One of the darkest moments in Texas history, the Slocum Massacre began on July 29, 1910. After false rumors of an African American uprising were circulated, armed white men from all over the region began pouring into the Slocum area and killing African Americans at will. The carnage went on for two days and though dozens of African Americans were reported slain, authorities identified only eight victims. “Men were going about killing Negroes as fast as they could find them,” said Anderson County sheriff William Black. “And, so far as I was able to ascertain, without any real cause. I don’t know how many [whites] were in the mob, but there may have been 200 or 300. Some of them cut telephone wires. They hunted the Negroes down like sheep.”

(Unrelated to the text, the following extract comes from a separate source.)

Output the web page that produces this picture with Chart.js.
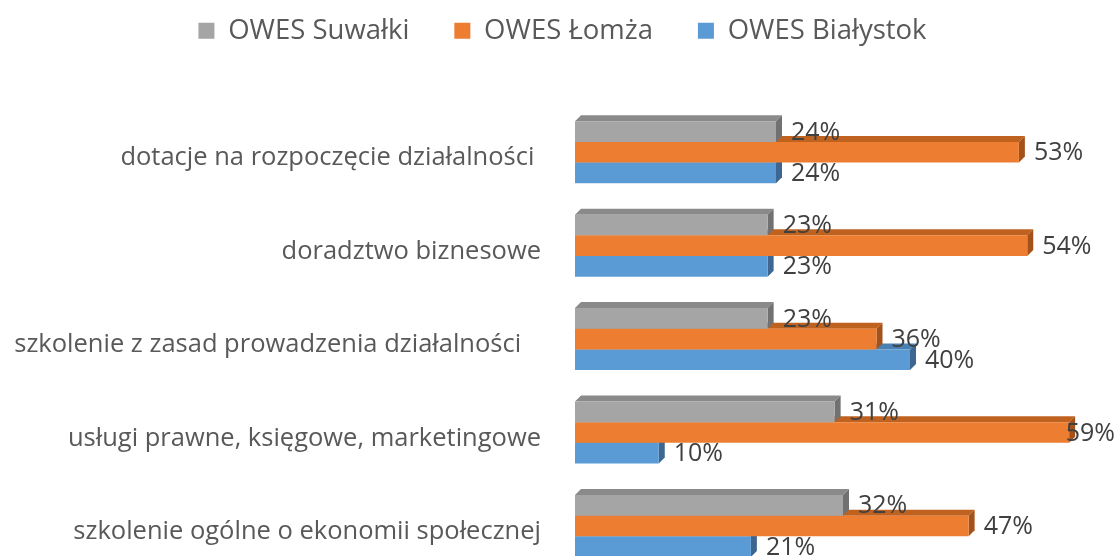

The bloodshed led to a racial expulsion and many African Americans abandoned homes, property and businesses and fled for their lives. Sheriff Black and District Judge Benjamin H. Gardner worked diligently to hold the perpetrators responsible and seven white men were indicted; but the case was never prosecuted. Black and Gardner were shortly voted out of office and the indictments they secured were transferred to Harris County and subsequently ignored.

Most of the identified casualties of the Slocum Massacre were interred in an unmarked mass grave which, to date, has not been located. Neither the dead nor their disenfranchised relatives ever received justice or recompense and the white population of the Slocum area was permitted to claim or repurpose the abandoned African American properties as they saw fit and consign the egregious affair to oblivion.